An Interview with Peter Montague

Peter Montague is director of the Environmental Research Foundation in New Brunswick, New Jersey. He was the longtime editor of Rachel's Environment and Health News, an incisive weekly newsletter which recently ceased publication after its 1000th issue. He has co-authored two books on toxic heavy metals in the natural environment and is presently writing a book about the precautionary principle.

Multinational Monitor: What is the precautionary principle?

Peter Montague: The precautionary principle is a way of making decisions about things we care about, especially when we're not sure we have all the information we think we need. It's a way of making decisions in the face of uncertainty. The overarching goal of precaution is to minimize harm to present and future generations and to the ecosystems on which all life depends.

There are really three things that distinguish the precautionary approach from more traditional decision-making.

First, precaution assumes that the proponents of a product or project should provide evidence that (a) they have looked at all reasonable alternatives and are going about their business in the least harmful way possible; and (b) their activities are not likely to degrade human health or the natural environment.

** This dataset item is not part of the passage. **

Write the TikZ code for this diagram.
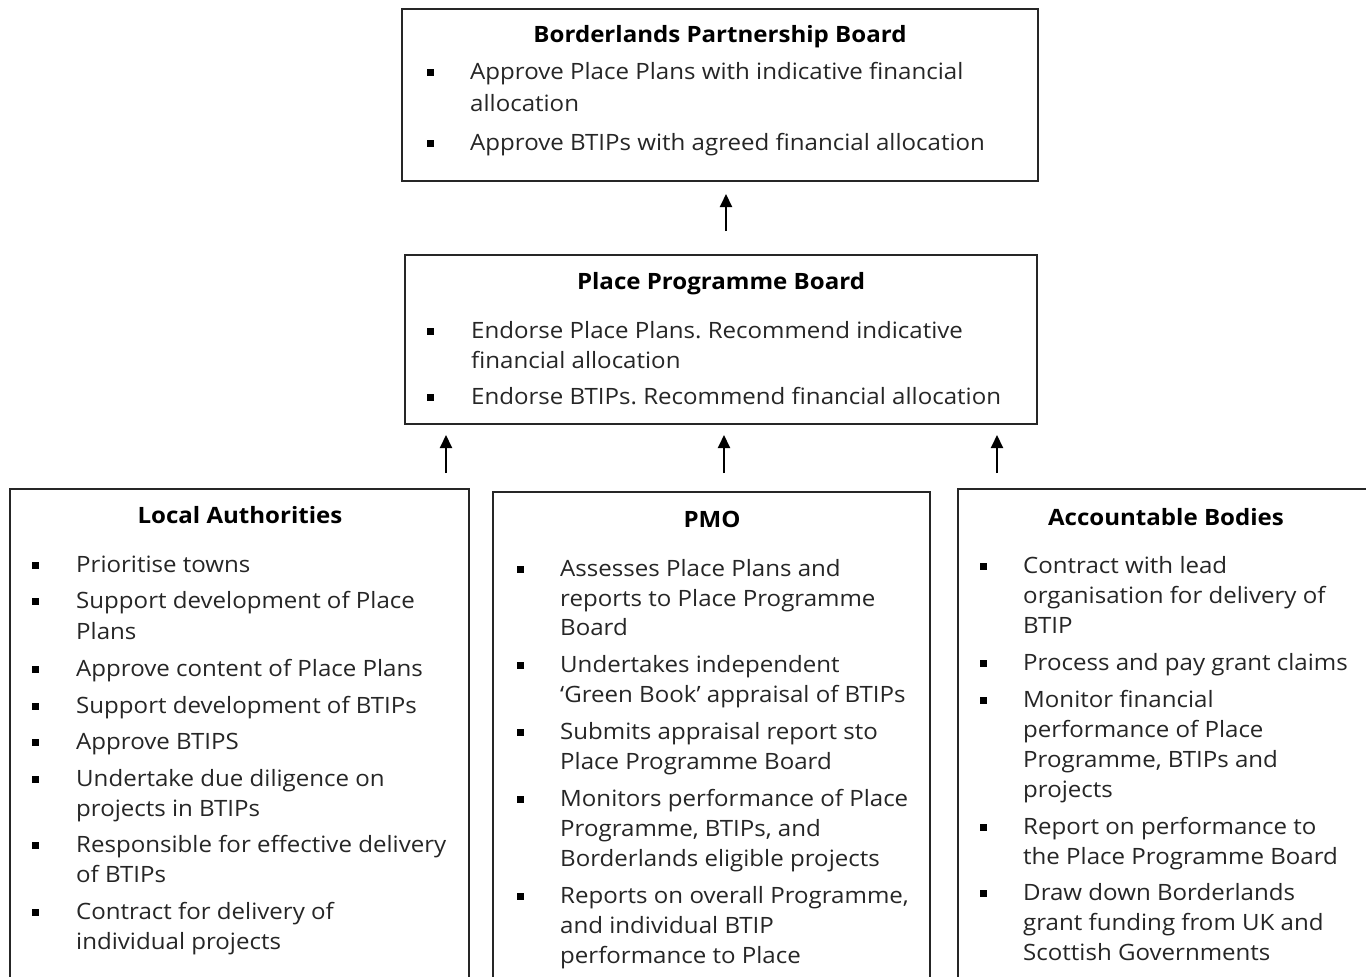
\documentclass[tikz,border=0pt]{standalone}
\usepackage{fontspec}
\setmainfont[FakeStretch=1.07]{Open Sans}
\usetikzlibrary{arrows.meta}
\frenchspacing
\begin{document}
\begin{tikzpicture}[x=1pt,y=-1pt,
  box/.style={draw=black!85, line width=2pt, inner sep=0pt, rectangle},
  ttl/.style={font=\fontsize{22.5}{26}\selectfont\bfseries, text=black, anchor=base, inner sep=0pt},
  ln/.style={font=\fontsize{22.5}{26}\selectfont, text=black!85, anchor=base west, inner sep=0pt},
  bul/.style={fill=black, minimum size=7pt, inner sep=0pt, rectangle},
  arr/.style={line width=2pt, -{Triangle[width=12pt,length=13pt]}}]
\path[use as bounding box] (0,0) rectangle (1366,977);
\clip (0,0) rectangle (1366,977);
\fill[white] (0,0) rectangle (1366,977);

% boxes
\node[box, minimum width=636pt, minimum height=172pt] (bpb) at (720,95) {};
\node[box, minimum width=632pt, minimum height=169pt] (ppb) at (721,339.5) {};
\node[box, minimum width=459pt, minimum height=521pt] (la) at (239.5,749.5) {};
\node[box, minimum width=437pt, minimum height=518pt] (pmo) at (711.5,751) {};
\node[box, minimum width=442pt, minimum height=521pt] (ab) at (1179,749.5) {};

% titles
\node[ttl] (bpb-t) at (720,42) {Borderlands Partnership Board};
\node[ttl] (ppb-t) at (721,289) {Place Programme Board};
\node[ttl] (la-t) at (240,523) {Local Authorities};
\node[ttl] (pmo-t) at (712,527) {PMO};
\node[ttl] (ab-t) at (1166,525) {Accountable Bodies};

% top box
\foreach \yy/\txt [count=\i] in {72/Approve Place Plans with indicative financial, 104/allocation, 143/Approve BTIPs with agreed financial allocation}
  \node[ln] (bpb-\i) at (470,\yy+7) {\txt};
\foreach \yy [count=\i] in {72,143}
  \node[bul] (bpb-b\i) at (430,\yy) {};

% middle box
\foreach \yy/\txt [count=\i] in {331/Endorse Place Plans. Recommend indicative, 361/financial allocation, 397/Endorse BTIPs. Recommend financial allocation}
  \node[ln] (ppb-\i) at (471,\yy+7) {\txt};
\foreach \yy [count=\i] in {331,397}
  \node[bul] (ppb-b\i) at (430,\yy) {};

% local authorities
\foreach \yy/\txt [count=\i] in {565/Prioritise towns, 601/Support development of Place, 632/Plans, 669/Approve content of Place Plans, 706/Support development of BTIPs, 742/Approve BTIPS, 779/Undertake due diligence on, 809/projects in BTIPs, 845/Responsible for effective delivery, 875/of BTIPs, 912/Contract for delivery of, 942/individual projects}
  \node[ln] (la-\i) at (76,\yy+7) {\txt};
\foreach \yy [count=\i] in {565,601,669,706,742,779,845,912}
  \node[bul] (la-b\i) at (35,\yy) {};

% PMO
\foreach \yy/\txt [count=\i] in {569/Assesses Place Plans and, 599/reports to Place Programme, 628/Board, 665/Undertakes independent, 695/‘Green Book’ appraisal of BTIPs, 732/Submits appraisal report sto, 762/Place Programme Board, 799/Monitors performance of Place, 829/{Programme, BTIPs, and}, 859/Borderlands eligible projects, 896/{Reports on overall Programme,}, 926/and individual BTIP, 956/performance to Place}
  \node[ln] (pmo-\i) at (560,\yy+7) {\txt};
\foreach \yy [count=\i] in {569,665,732,799,896}
  \node[bul] (pmo-b\i) at (520,\yy) {};

% accountable bodies
\foreach \yy/\txt [count=\i] in {566/Contract with lead, 596/organisation for delivery of, 626/BTIP, 663/Process and pay grant claims, 700/Monitor financial, 730/performance of Place, 760/{Programme, BTIPs and}, 790/projects, 827/Report on performance to, 857/the Place Programme Board, 893/Draw down Borderlands, 923/grant funding from UK and, 953/Scottish Governments}
  \node[ln] (ab-\i) at (1023,\yy+7) {\txt};
\foreach \yy [count=\i] in {566,663,700,827,893}
  \node[bul] (ab-b\i) at (983,\yy) {};

% arrows
\coordinate (xt) at (726,0);
\coordinate (xl) at (446,0);
\coordinate (xm) at (724,0);
\coordinate (xr) at (997,0);
\draw[arr, shorten <=23pt, shorten >=12pt] (ppb.north -| xt) -- (bpb.south -| xt);
\draw[arr, shorten <=15pt, shorten >=10pt] (la.north -| xl) -- (ppb.south -| xl);
\draw[arr, shorten <=18pt, shorten >=10pt] (pmo.north -| xm) -- (ppb.south -| xm);
\draw[arr, shorten <=15pt, shorten >=10pt] (ab.north -| xr) -- (ppb.south -| xr);
\end{tikzpicture}
\end{document}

Second, precautionary decision-making engages the people who will be affected by a decision--really engages them. At least that's what's supposed to happen. Instead of the five-minute democracy so typical at public hearings in the U.S., where citizens are given five minutes to comment, precaution urges an extensive process of engaging citizens in decisions.

Finally, because precaution is used when we are uncertain about the consequences of our actions, precaution urges us to monitor the consequences of our decisions and be prepared to alter course if things are turning out badly. Therefore, precaution favors decisions that can be reversed, avoiding irretrievable commitments.

MM: Doesn't the precautionary principle put an impossible burden on companies to show something is not unsafe?

Montague: Not really. When a drug company wants to market a new drug, we ask them to provide reasonable evidence of no harm and we ask them to show that their new product will do some good (they must show "efficacy"). The assumption is that a new drug will be harmful or useless (or both) and it's up to the company to prove otherwise. The burden of proof is on the company promoting the new drug, not on the public (or their government) to provide persuasive information.

The precautionary principle applies these same ideas more generally. Using the precautionary principle, decision makers can ask whether products or projects are being done in the least-harmful way possible, and they might ask the proponents to reveal who's going to get the benefits and who's going to be saddled with the harm. A side benefit of this approach is that we can assess the fairness of a proposed activity. Conceivably, precaution could lead to a really fundamental question, such as, "Do we need this at all? Does it provide any real benefits to anyone?"

Of course, even the best scientific efforts to anticipate problems with a product or project can fail to foresee problems--even serious problems. Think of the ozone layer being depleted by refrigeration chemicals. Unpleasant surprises are a regular feature of modern industrial life, so, after we make a decision, we must monitor carefully and be prepared to alter course when necessary.

MM: How does the precautionary principle compare to the cost-benefit analysis approach to risk?